Antonio“Tom-Zé” Bacelar da Silva (Assistant Professor, Center for Latin American Studies) will be giving a talk a SOA on April 25 as part of my application for affiliation. Here is the complete info for the talk, along with my picture and current position.
April 25, 2:00–3:00 p.m., Haury Room 216
Title: “In Their Time and Ours”: Intertextual Play as a Site for Antiracist Socialization
Abstract: As they revise the terms of their relationship with Brazil’s nationalist narrative, Afro-Brazilians explore different accounts of their history and culture. “I am Afonso Henrique de Lima Barreto, better known as Lima Barreto. I was born on May 13, 1881, in Rio de Janeiro.

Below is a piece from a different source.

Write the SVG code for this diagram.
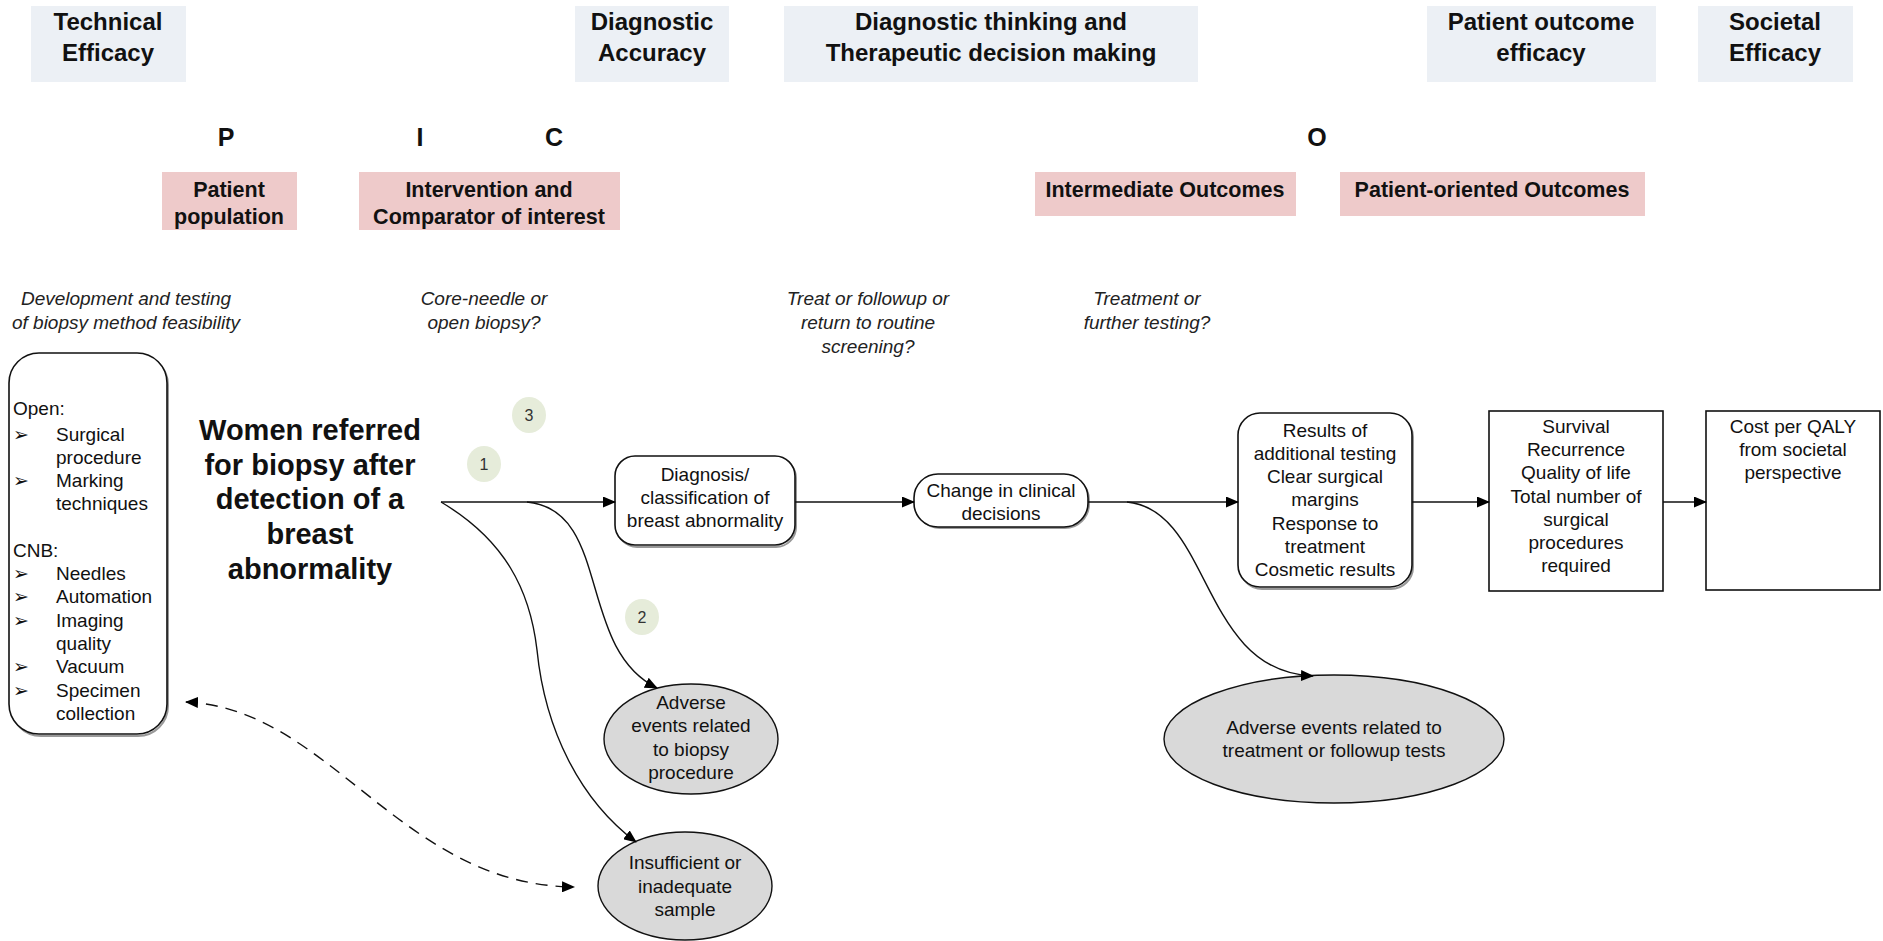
<svg xmlns="http://www.w3.org/2000/svg" width="1883" height="941" viewBox="0 0 1883 941">
<style>
text{font-family:"Liberation Sans",Arial,sans-serif;fill:#111}
.hdr{font-size:24px;font-weight:bold;text-anchor:middle}
.let{font-size:25px;font-weight:bold;text-anchor:middle}
.pk{font-size:21.5px;font-weight:bold;text-anchor:middle}
.it{font-size:19px;font-style:italic;text-anchor:middle;fill:#222}
.nd{font-size:19px;text-anchor:middle}
.lt{font-size:19px}
.big{font-size:29px;font-weight:bold;text-anchor:middle}
.num{font-size:16px;text-anchor:middle;fill:#333}
.hbox{fill:#ECF0F5}
.pbox{fill:#EECACA}
.box{fill:#fff;stroke:#111;stroke-width:1.6}
.shd{fill:none;stroke:#999;stroke-width:2}
.ell{fill:#D9D9D9;stroke:#111;stroke-width:1.4}
.circ{fill:#E6ECDA}
.con{fill:none;stroke:#111;stroke-width:1.4}
</style>
<defs>
<marker id="ah" viewBox="0 0 13 11" refX="12" refY="5.5" markerWidth="13" markerHeight="11" markerUnits="userSpaceOnUse" orient="auto-start-reverse">
<path d="M0,0 L13,5.5 L0,11 Z" fill="#000"/>
</marker>
</defs>
<rect width="1883" height="941" fill="#fff"/>

<g id="hdr-technical"><rect class="hbox" x="31" y="6" width="155" height="76"/><text class="hdr" x="108" y="30">Technical</text><text class="hdr" x="108" y="61">Efficacy</text></g>
<g id="hdr-diagacc"><rect class="hbox" x="575" y="6" width="154" height="76"/><text class="hdr" x="652" y="30">Diagnostic</text><text class="hdr" x="652" y="61">Accuracy</text></g>
<g id="hdr-thinking"><rect class="hbox" x="784" y="6" width="414" height="76"/><text class="hdr" x="991" y="30">Diagnostic thinking and</text><text class="hdr" x="991" y="61">Therapeutic decision making</text></g>
<g id="hdr-patient"><rect class="hbox" x="1427" y="6" width="229" height="76"/><text class="hdr" x="1541" y="30">Patient outcome</text><text class="hdr" x="1541" y="61">efficacy</text></g>
<g id="hdr-societal"><rect class="hbox" x="1698" y="6" width="155" height="76"/><text class="hdr" x="1775" y="30">Societal</text><text class="hdr" x="1775" y="61">Efficacy</text></g>

<g id="letters"><text class="let" x="226" y="146">P</text><text class="let" x="420" y="146">I</text><text class="let" x="554" y="146">C</text><text class="let" x="1317" y="146">O</text></g>

<g id="pk-population"><rect class="pbox" x="162" y="172" width="135" height="58"/><text class="pk" x="229" y="197">Patient</text><text class="pk" x="229" y="224">population</text></g>
<g id="pk-intervention"><rect class="pbox" x="359" y="172" width="261" height="58"/><text class="pk" x="489" y="197">Intervention and</text><text class="pk" x="489" y="224">Comparator of interest</text></g>
<g id="pk-intermediate"><rect class="pbox" x="1035" y="172" width="261" height="44"/><text class="pk" x="1165" y="197">Intermediate Outcomes</text></g>
<g id="pk-patientoriented"><rect class="pbox" x="1340" y="172" width="305" height="44"/><text class="pk" x="1492" y="197">Patient-oriented Outcomes</text></g>

<g id="q-dev"><text class="it" x="126" y="305">Development and testing</text><text class="it" x="126" y="329">of biopsy method feasibility</text></g>
<g id="q-core"><text class="it" x="484" y="305">Core-needle or</text><text class="it" x="484" y="329">open biopsy?</text></g>
<g id="q-treat"><text class="it" x="868" y="305">Treat or followup or</text><text class="it" x="868" y="329">return to routine</text><text class="it" x="868" y="353">screening?</text></g>
<g id="q-treatment"><text class="it" x="1147" y="305">Treatment or</text><text class="it" x="1147" y="329">further testing?</text></g>

<g id="node-methods">
<rect class="shd" x="11" y="355" width="157" height="381" rx="30"/>
<rect class="box" x="9" y="353" width="158" height="381" rx="30"/>
<text class="lt" x="13" y="415">Open:</text>
<text class="lt" x="13" y="441">➢</text><text class="lt" x="56" y="441">Surgical</text>
<text class="lt" x="56" y="464">procedure</text>
<text class="lt" x="13" y="487">➢</text><text class="lt" x="56" y="487">Marking</text>
<text class="lt" x="56" y="510">techniques</text>
<text class="lt" x="13" y="557">CNB:</text>
<text class="lt" x="13" y="580">➢</text><text class="lt" x="56" y="580">Needles</text>
<text class="lt" x="13" y="603">➢</text><text class="lt" x="56" y="603">Automation</text>
<text class="lt" x="13" y="627">➢</text><text class="lt" x="56" y="627">Imaging</text>
<text class="lt" x="56" y="650">quality</text>
<text class="lt" x="13" y="673">➢</text><text class="lt" x="56" y="673">Vacuum</text>
<text class="lt" x="13" y="697">➢</text><text class="lt" x="56" y="697">Specimen</text>
<text class="lt" x="56" y="720">collection</text>
</g>

<g id="node-women"><text class="big" x="310" y="440">Women referred</text><text class="big" x="310" y="475">for biopsy after</text><text class="big" x="310" y="509">detection of a</text><text class="big" x="310" y="544">breast</text><text class="big" x="310" y="579">abnormality</text></g>

<g id="marker-3"><ellipse class="circ" cx="529" cy="415" rx="17" ry="18"/><text class="num" x="529" y="421">3</text></g>
<g id="marker-1"><ellipse class="circ" cx="484" cy="464" rx="17" ry="18"/><text class="num" x="484" y="470">1</text></g>
<g id="marker-2"><ellipse class="circ" cx="642" cy="617" rx="17" ry="18"/><text class="num" x="642" y="623">2</text></g>

<g id="node-diagnosis"><rect class="shd" x="617" y="458" width="179" height="89" rx="20"/><rect class="box" x="615" y="456" width="180" height="89" rx="20"/><text class="nd" x="705" y="481">Diagnosis/</text><text class="nd" x="705" y="504">classification of</text><text class="nd" x="705" y="527">breast abnormality</text></g>
<g id="node-change"><rect class="shd" x="916" y="476" width="173" height="52" rx="24"/><rect class="box" x="914" y="474" width="174" height="53" rx="24"/><text class="nd" x="1001" y="497">Change in clinical</text><text class="nd" x="1001" y="520">decisions</text></g>
<g id="node-results"><rect class="shd" x="1240" y="415" width="173" height="174" rx="22"/><rect class="box" x="1238" y="413" width="174" height="174" rx="22"/>
<text class="nd" x="1325" y="437">Results of</text><text class="nd" x="1325" y="460">additional testing</text><text class="nd" x="1325" y="483">Clear surgical</text><text class="nd" x="1325" y="506">margins</text><text class="nd" x="1325" y="530">Response to</text><text class="nd" x="1325" y="553">treatment</text><text class="nd" x="1325" y="576">Cosmetic results</text></g>
<g id="node-survival"><rect class="box" x="1489" y="411" width="174" height="180"/>
<text class="nd" x="1576" y="433">Survival</text><text class="nd" x="1576" y="456">Recurrence</text><text class="nd" x="1576" y="479">Quality of life</text><text class="nd" x="1576" y="503">Total number of</text><text class="nd" x="1576" y="526">surgical</text><text class="nd" x="1576" y="549">procedures</text><text class="nd" x="1576" y="572">required</text></g>
<g id="node-cost"><rect class="box" x="1706" y="411" width="174" height="179"/><text class="nd" x="1793" y="433">Cost per QALY</text><text class="nd" x="1793" y="456">from societal</text><text class="nd" x="1793" y="479">perspective</text></g>

<g id="node-adverse-biopsy"><ellipse class="ell" cx="691" cy="739" rx="87" ry="55"/><text class="nd" x="691" y="709">Adverse</text><text class="nd" x="691" y="732">events related</text><text class="nd" x="691" y="756">to biopsy</text><text class="nd" x="691" y="779">procedure</text></g>
<g id="node-insufficient"><ellipse class="ell" cx="685" cy="886" rx="87" ry="54"/><text class="nd" x="685" y="869">Insufficient or</text><text class="nd" x="685" y="893">inadequate</text><text class="nd" x="685" y="916">sample</text></g>
<g id="node-adverse-treatment"><ellipse class="ell" cx="1334" cy="739" rx="170" ry="64"/><text class="nd" x="1334" y="734">Adverse events related to</text><text class="nd" x="1334" y="757">treatment or followup tests</text></g>

<g id="connectors">
<path class="con" d="M441,502 H615" marker-end="url(#ah)"/>
<path class="con" d="M795,502 H914" marker-end="url(#ah)"/>
<path class="con" d="M1088,502 H1238" marker-end="url(#ah)"/>
<path class="con" d="M1412,502 H1489" marker-end="url(#ah)"/>
<path class="con" d="M1663,502 H1706" marker-end="url(#ah)"/>
<path class="con" d="M441,502 C505,540 530,590 537,650 C545,730 580,800 636,842" marker-end="url(#ah)"/>
<path class="con" d="M527,502 C612,510 576,648 657,688" marker-end="url(#ah)"/>
<path class="con" d="M1127,502 C1212,510 1200,672 1313,676" marker-end="url(#ah)"/>
<path class="con" d="M186,702 C330,708 400,885 574,887" stroke-dasharray="12,8" stroke-width="1.8" marker-start="url(#ah)" marker-end="url(#ah)"/>
</g>
</svg>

I am black and one of the most important Brazilian journalists and writers,” Eduardo spoke projecting his voice as he acted out the part of Lima Barreto, a major figure in Brazilian pre-modernism, whose blackness has been whitened out in Brazilians’ collective memory. This shows one example of the antiracist socialization activities through which local Black NGOs in Salvador (Brazil) teach youth about the erasure of the blackness of famous Brazilians and its possible implications for collective memory in Brazil. Note the sense of being 'here,' 'now' and 'me' in Eduardo’s role-play. Time and space (real or imagined) play a crucial role not only in allowing anti-racist activists to create multiple modes of inserting themselves into the public discourses on race and national identity, but also in building competing perspectives on what has taken place. In doing so they claim something of broader social significance. By rearranging the "distorted" pattern of narrative and memory to their "proper" historical facts, Afro-Brazilian antiracist activists seek to expose the power of ideology which both racialized and avoided blackness as Brazil forged a national culture.